Joint and severable liability for the payment of the FTT
Where the tax due has not been paid within the requisite time limit by the relevant financial institution, each party to the transaction (including any party that is not a financial institution) will be jointly and severally liable for the payment of the tax due.
The tax authorities who receive the FTT
The FTT is payable to the tax authorities of the participating state in which the financial institution is deemed to be established.
Anti-abuse and implementation timetable
General anti-abuse rule
Not surprisingly, the FTT contains a general anti-abuse rule to prevent artificial arrangements designed for the purpose of avoiding taxation.
The participating states are required to adopt by 30 September 2013 their local laws that implement the provisions of the directive. These laws are due to apply from 1 January 2014. It remains to be seen whether this tight timetable is achievable.
Criticisms of the FTT
Potential impact on US money market funds and repurchase agreements.
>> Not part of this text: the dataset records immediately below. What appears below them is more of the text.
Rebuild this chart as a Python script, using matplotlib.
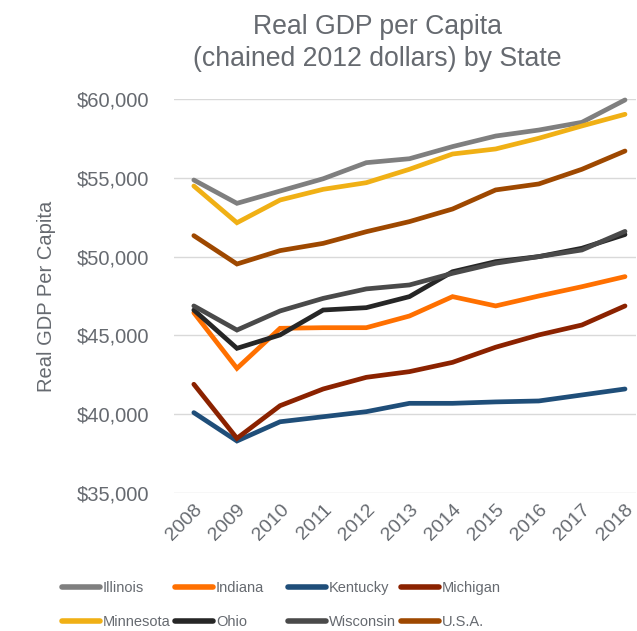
import numpy as np
import matplotlib.pyplot as plt

plt.rcParams['font.family'] = ['Liberation Sans', 'DejaVu Sans']

years = ['2008', '2009', '2010', '2011', '2012', '2013', '2014', '2015', '2016', '2017', '2018']

illinois = [54860, 53380, 54160, 54940, 55960, 56210, 56980, 57650, 58030, 58520, 59940]
indiana = [46440, 42910, 45450, 45490, 45490, 46230, 47460, 46870, 47500, 48090, 48730]
kentucky = [40100, 38300, 39520, 39840, 40160, 40690, 40690, 40780, 40840, 41220, 41600]
michigan = [41900, 38470, 40540, 41600, 42340, 42700, 43290, 44250, 45030, 45660, 46870]
minnesota = [54480, 52150, 53590, 54270, 54690, 55540, 56510, 56830, 57510, 58290, 59030]
ohio = [46610, 44180, 45030, 46610, 46760, 47460, 49040, 49680, 50000, 50530, 51400]
wisconsin = [46870, 45340, 46550, 47350, 47950, 48200, 48940, 49580, 50000, 50420, 51600]
usa = [51330, 49530, 50380, 50840, 51580, 52220, 53020, 54230, 54610, 55540, 56700]

series = [
    ('Illinois', illinois, '#7f7f7f'),
    ('Indiana', indiana, '#ff7000'),
    ('Kentucky', kentucky, '#1f4e79'),
    ('Michigan', michigan, '#8b2200'),
    ('Minnesota', minnesota, '#f0b015'),
    ('Ohio', ohio, '#262626'),
    ('Wisconsin', wisconsin, '#4a4a4a'),
    ('U.S.A.', usa, '#9e4800'),
]

txt = '#666a70'
W, H = 637, 631

fig = plt.figure(figsize=(W/100, H/100), dpi=100)
ax = fig.add_axes([174/W, 1 - 493/H, (636 - 174)/W, (493 - 99)/H])

x = np.arange(len(years))
lines = []
for name, vals, col in series:
    ln, = ax.plot(x, vals, color=col, lw=3.4, label=name, solid_capstyle='round',
                  solid_joinstyle='miter', clip_on=False)
    lines.append(ln)

ax.set_ylim(35000, 60000)
ax.set_yticks(np.arange(35000, 60001, 5000))
ax.set_yticklabels(['${:,}'.format(v) for v in range(35000, 60001, 5000)])
ax.set_xlim(-0.46, 10.255)
ax.set_xticks(x)
ax.set_xticklabels(years, rotation=45, ha='right', rotation_mode='anchor')
ax.grid(axis='y', color='#d9d9d9', lw=1)
ax.set_axisbelow(True)
for s in ax.spines.values():
    s.set_visible(False)
ax.tick_params(length=0, labelsize=14.5, colors=txt)
ax.tick_params(axis='y', pad=18)
ax.tick_params(axis='x', labelsize=14, pad=6)

ax.set_ylabel('Real GDP Per Capita', fontsize=14.5, color=txt, labelpad=15)
fig.text(377.5/W, 1 - 14/H, 'Real GDP per Capita\n(chained 2012 dollars) by State',
         ha='center', va='top', fontsize=19.2, color=txt, linespacing=1.3)

# legend: 2 rows x 4 equally spaced columns, row-wise order
for i, ln in enumerate(lines):
    row, col = divmod(i, 4)
    leg = fig.legend(handles=[ln], loc='center left',
                     bbox_to_anchor=((62 + 113*col)/W, 1 - (588 + 34*row)/H),
                     frameon=False, borderpad=0, borderaxespad=0,
                     fontsize=10.5, handlelength=2.6, handletextpad=0.2)
    leg.get_texts()[0].set_color(txt)
    leg.get_lines()[0].set_linewidth(4)

fig.savefig('out.png', dpi=100)
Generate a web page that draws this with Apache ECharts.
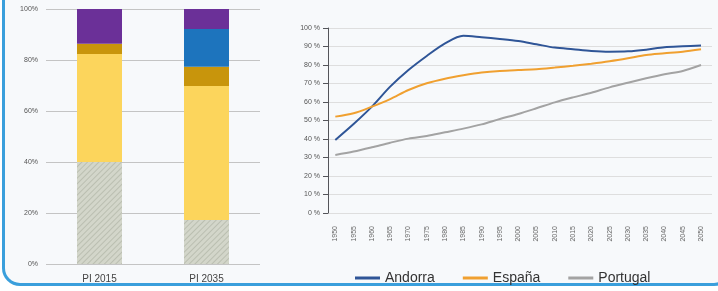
<!DOCTYPE html>
<html>
<head>
<meta charset="utf-8">
<script src="https://cdn.jsdelivr.net/npm/echarts@6/dist/echarts.min.js"></script>
<style>
  html, body { margin: 0; padding: 0; background: #fff; overflow: hidden; }
  #frame {
    position: absolute; left: 2px; top: -30px; width: 730px; height: 316px;
    border-left: 3px solid #3a9fdc; border-bottom: 3px solid #3a9fdc;
    border-right: 3px solid #3a9fdc; border-radius: 18px;
    background: #f7f9fb; box-sizing: border-box;
  }
  #chart { position: absolute; left: 0; top: 0; width: 718px; height: 291px; }
</style>
</head>
<body>
<div id="frame"></div>
<div id="chart"></div>
<script>
// left: stacked shares
const barCategories = ["PI 2015", "PI 2035"];
const greyShare = [40, 17.3];
const yellowShare = [42.4, 52.5];
const goldShare = [4, 7.6];
const blueShare = [0, 14.8];
const purpleShare = [13.6, 7.8];

// right: lines 1950-2050
const years = [1950, 1955, 1960, 1965, 1970, 1975, 1980, 1985, 1990, 1995, 2000,
  2005, 2010, 2015, 2020, 2025, 2030, 2035, 2040, 2045, 2050];
const andorra = [39.5, 48.1, 57.5, 68.3, 77.3, 84.9, 91.7, 95.8, 95.0, 94.1, 93.0,
  91.2, 89.4, 88.5, 87.6, 87.2, 87.4, 88.3, 89.6, 90.1, 90.5];
const espana = [52.1, 53.9, 57.5, 61.6, 66.5, 70.1, 72.6, 74.4, 75.9, 76.8, 77.3,
  77.7, 78.6, 79.6, 80.7, 82.0, 83.6, 85.4, 86.3, 87.2, 88.5];
const portugal = [31.4, 33.2, 35.5, 38.0, 40.2, 41.6, 43.6, 45.6, 47.9, 50.8, 53.5,
  56.6, 59.8, 62.5, 65.0, 67.9, 70.4, 72.8, 75.0, 76.8, 80.0];

const font = "Liberation Sans";
const myChart = echarts.init(document.getElementById("chart"));

function barSeries(name, data, color, extra) {
  return Object.assign({
    name: name, type: "bar", stack: "share", xAxisIndex: 0, yAxisIndex: 0,
    barWidth: 45, data: data, itemStyle: { color: color }
  }, extra || {});
}
function lineSeries(name, data, color) {
  return {
    name: name, type: "line", xAxisIndex: 1, yAxisIndex: 1, smooth: 0.3,
    symbol: "none", lineStyle: { color: color, width: 2 }, itemStyle: { color: color },
    data: years.map((y, i) => [y, data[i]])
  };
}

const option = {
  animation: false,
  textStyle: { fontFamily: font },
  grid: [
    { left: 46, width: 214, top: 9, bottom: 27 },
    { left: 328, right: 6, top: 28, bottom: 78 }
  ],
  legend: {
    data: ["Andorra", "España", "Portugal"],
    left: 350, top: 266, itemWidth: 25, itemHeight: 3, itemGap: 28,
    icon: "rect",
    textStyle: { fontSize: 14, color: "#333", fontFamily: font }
  },
  xAxis: [
    {
      gridIndex: 0, type: "category", data: barCategories,
      axisLine: { show: false }, axisTick: { show: false },
      axisLabel: { fontSize: 10, color: "#444", margin: 10 }
    },
    {
      gridIndex: 1, type: "value", min: 1948, max: 2053,
      axisLine: { show: false }, axisTick: { show: false }, splitLine: { show: false },
      axisLabel: {
        customValues: years, rotate: 90, fontSize: 7, color: "#666", margin: 13,
        formatter: (v) => String(v)
      }
    }
  ],
  yAxis: [
    {
      gridIndex: 0, type: "value", min: 0, max: 100, interval: 20,
      axisLabel: { fontSize: 7, color: "#555", margin: 8, formatter: "{value}%" },
      splitLine: { lineStyle: { color: "#c4c4c4" } }
    },
    {
      gridIndex: 1, type: "value", min: 0, max: 100, interval: 10,
      axisLabel: { fontSize: 7, color: "#555", margin: 8, formatter: "{value} %" },
      splitLine: { lineStyle: { color: "#dedede" } }
    }
  ],
  series: [
    barSeries("grey", greyShare, "#d3d6ca", {
      itemStyle: {
        color: "#d3d6ca",
        decal: {
          symbol: "rect", symbolSize: 1, color: "rgba(140,145,130,0.35)",
          dashArrayX: [1, 0], dashArrayY: [1, 3], rotation: -Math.PI / 4
        }
      }
    }),
    barSeries("yellow", yellowShare, "#fcd55c"),
    barSeries("gold", goldShare, "#c8950c"),
    barSeries("blue", blueShare, "#1d74bd"),
    barSeries("purple", purpleShare, "#6b3098"),
    lineSeries("Andorra", andorra, "#2f5597"),
    lineSeries("España", espana, "#f0a030"),
    lineSeries("Portugal", portugal, "#a3a3a3")
  ]
};
myChart.setOption(option);
</script>
</body>
</html>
Many industry bodies have voiced concerns about potential unintended consequences of the FTT. For example, the US-based Investment Company Institute (“ICI Global”) has stated that the FTT would adversely affect repurchase agreements (“repos”) between US money market funds and financial institutions in the FTT jurisdictions.
ICI Global has pointed out that the FTT would create a substantial drag on yields for money market funds in repo transactions with financial institutions in the FTT jurisdictions. Indeed, ICI Global predicts that the FTT would produce negative net yields on repo transactions in the current low interest rate environment.
ICI Global notes that the shorter the maturity of the repo, the higher the cumulative tax rate would be, because the tax would be paid each time the investor renewed (i.e. rolled over) the repo. Since repos have short maturities, normally of seven days or less, they may be rolled over 52 or more times per year, with the FTT being incurred on each occasion. Therefore, ICI Global believes that there is a significant risk that the tax would make the repo trade unprofitable with financial institutions in the FTT jurisdictions. In other words, in their view, the FTT could eliminate repos as a potential source of funding to financial institutions in the FTT jurisdictions, such as French and German banks.
The UK’s legal challenge
The UK is to challenge, in the European Court of Justice, the EU’s use of the enhanced cooperation procedure. Under EU law, “enhanced cooperation” is required to “respect the competences, rights and obligations” of non-participating member states. It is arguable that the FTT"s extraterritorial impact will infringe this provision.
The UK is concerned that the FTT will have an adverse impact on its financial services sector, even though it is not participating in the tax. On 19 April 2013, the Chancellor of the Exchequer, George Osborne, said that the UK is not against financial transaction taxes in principle (recognising that the UK has such a tax in the form of stamp duty on shares), but is concerned about some of the extraterritorial aspects of the proposal, and so has launched a legal challenge against the authorising decision. Luxembourg has indicated that it will support the UK’s legal challenge.
The FTT is controversial. Whilst it has support from many of the core Eurozone countries, a number of other EU member states such as the UK, Sweden and Luxembourg, will not participate in the tax, but are nevertheless concerned about the effects the tax will have on their domestic financial services industries. Its effect will extend far beyond the EU, with US and Asian institutions that operate in EU financial markets seeing diminishing returns as a consequence of the fiscal drag that will result from the FTT. There may well be further changes to the FTT before it is implemented that will address some of these concerns. The likelihood of changes to the FTT appears to have increased now that the UK has launched a challenge regarding the legality of the procedures used by the EU in adopting the proposed tax.